Sítio conchífero situado parte sobre o embasamento cristalino e parte sobre o sedimento que forma a ponta do Sambaqui, na baía norte. Em sua porção leste apresenta perfis expostos pela ação da maré, nos quais observamos material malacológico, ossos de peixe, fragmentos cerâmicos Itararé, fragmentos e lascas de quartzo, granito e diabásio. Foi possível constatar que, pelo menos em sua porção leste, o sítio está assentado diretamente sobre o granito que forma a ponta, sendo caracterizado, em sua base, por um pacote de 30 a 40 cm de conchas – principalmente Ostrea sp, Anomalocardia brasiliana e Lucina pectinata. Sobre a camada conchífera há um pacote de 50 a 60 cm de sedimento sem conchas. O chão em frente aos perfis está repleto de material arqueológico que desbarrancou com a erosão contínua do sítio, local onde encontramos uma lâmina de machado polida em diabásio que foi coletada e levada ao LEIA (UFSC). Em sua visita ao sítio, Fossari (1988b) coletou fragmentos cerâmicos e amostras conchíferas.

Está registrado no CNSA como “sambaqui”, porém Rohr, o autor do registro, refere-se a ele como “raso de sepultamentos” na bibliografia consultada, e Fossari encontrou nele fragmentos de cerâmica, referindo-se a ele como sítio pré-colonial Jê.

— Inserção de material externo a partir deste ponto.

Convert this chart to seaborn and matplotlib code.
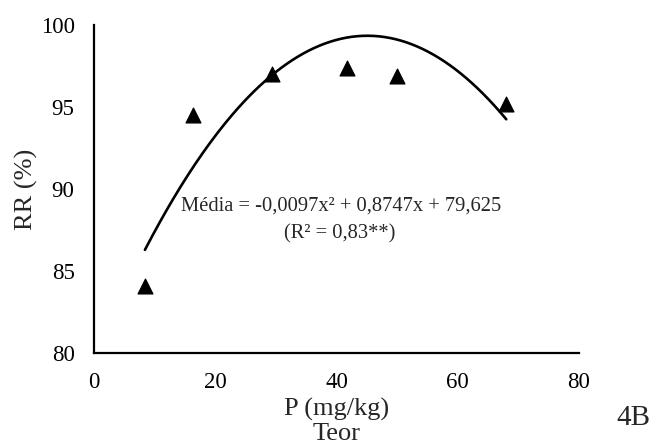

Consta como “sambaqui” no CNSA quando, na verdade, trata-se de assentamento conchífero com cerâmica Itararé. Além dos fragmentos de cerâmica mencionados, foram coletados ossos de mamíferos pela equipe de Fossari.

Sítio conchífero com cerâmica Itararé situado sobre dunas, na praia de Jurerê, próximo ao hoje soterrado rio do Meio. Foi evidenciado por obras de terraplanagem que o destruíram em 75%, sendo seu material utilizado para aterrar o rio do Meio. As máquinas revelaram um pacote arqueológico composto de restos faunísticos (mamíferos, peixes e moluscos), fragmentos cerâmicos e líticos misturados com cinza e areia (Fossari 1987). Posteriormente, o sítio foi alvo de uma escavação de salvamento pela equipe do Museu Universitário, devido à construção de uma passarela do empreendimento imobiliário Jurerê Internacional (Fossari 2004). Em nossa visita ao local não foi possível observar qualquer vestígio arqueológico, uma vez que o sítio foi esgotado na escavação.

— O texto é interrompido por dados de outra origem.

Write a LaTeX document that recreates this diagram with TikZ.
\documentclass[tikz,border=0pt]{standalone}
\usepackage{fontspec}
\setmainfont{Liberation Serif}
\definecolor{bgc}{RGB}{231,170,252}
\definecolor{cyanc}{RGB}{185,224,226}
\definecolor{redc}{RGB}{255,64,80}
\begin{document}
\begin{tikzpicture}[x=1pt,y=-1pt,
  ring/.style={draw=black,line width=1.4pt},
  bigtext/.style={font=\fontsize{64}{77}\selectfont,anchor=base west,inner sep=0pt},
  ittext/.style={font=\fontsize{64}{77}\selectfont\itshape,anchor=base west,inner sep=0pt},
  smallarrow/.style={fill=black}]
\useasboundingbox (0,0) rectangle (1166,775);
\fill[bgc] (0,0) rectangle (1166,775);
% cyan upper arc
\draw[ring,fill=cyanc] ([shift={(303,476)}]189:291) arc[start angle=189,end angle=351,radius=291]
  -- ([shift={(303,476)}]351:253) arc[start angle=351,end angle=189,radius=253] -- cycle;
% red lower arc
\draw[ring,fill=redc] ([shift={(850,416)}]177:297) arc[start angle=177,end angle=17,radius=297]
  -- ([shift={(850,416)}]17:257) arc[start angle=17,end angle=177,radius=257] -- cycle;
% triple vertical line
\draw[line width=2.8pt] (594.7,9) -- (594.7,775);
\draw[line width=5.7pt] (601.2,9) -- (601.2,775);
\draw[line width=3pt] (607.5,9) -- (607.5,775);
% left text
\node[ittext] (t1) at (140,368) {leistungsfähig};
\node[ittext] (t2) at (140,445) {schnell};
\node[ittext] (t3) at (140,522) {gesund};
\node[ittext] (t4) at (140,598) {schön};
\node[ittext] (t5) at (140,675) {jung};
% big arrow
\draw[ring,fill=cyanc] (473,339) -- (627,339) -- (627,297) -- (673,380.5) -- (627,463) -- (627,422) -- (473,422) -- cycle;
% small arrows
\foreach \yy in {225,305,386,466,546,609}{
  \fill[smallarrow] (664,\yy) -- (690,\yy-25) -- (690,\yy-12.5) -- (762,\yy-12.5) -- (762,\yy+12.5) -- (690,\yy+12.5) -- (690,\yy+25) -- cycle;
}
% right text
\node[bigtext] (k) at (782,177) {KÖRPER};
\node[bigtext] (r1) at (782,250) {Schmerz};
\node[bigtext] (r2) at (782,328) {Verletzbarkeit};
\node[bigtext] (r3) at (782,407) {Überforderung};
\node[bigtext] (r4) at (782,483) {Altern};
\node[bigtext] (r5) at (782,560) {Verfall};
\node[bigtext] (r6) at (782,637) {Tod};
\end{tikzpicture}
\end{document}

Sítio conchífero com cerâmica Itararé localizado no extremo sudeste da praia de Santo Antônio. Foi registrado pela pesquisadora Teresa Fossari na década de 1980. No local, além de fragmentos de conchas, foram identificados fragmentos de cerâmica Itararé-Taquara. Atualmente o local é ocupado por barracas de pescadores.​

Sítio conchífero com cerâmica Itararé situado na porção noroeste da praia da Tapera, sendo limitado pela foz do rio da Êra. Foi escavado por Rohr (1959), ocasião na qual foram revelados muitos sepultamentos, material lítico, ósseo e cerâmico, restos faunísticos e estruturas de combustão. Em sua visita ao local, Fossari (1988a) não conseguiu observar material arqueológico em superfície, uma vez que a área escavada por Rohr já estava parcialmente ocupada por casas residenciais ou coberta por vegetação, porém observou vestígios do sítio em um perfil que margeava o rio da Êra. Segundo essa pesquisadora, é possível que Rohr tenha esgotado o sítio em sua escavação. Em nossa visita ao local tivemos dificuldade em obter autorização para caminhar sobre a área do sítio que permanece desocupada, mas até onde nos foi possível adentrar o terreno, não observamos qualquer material arqueológico em superfície.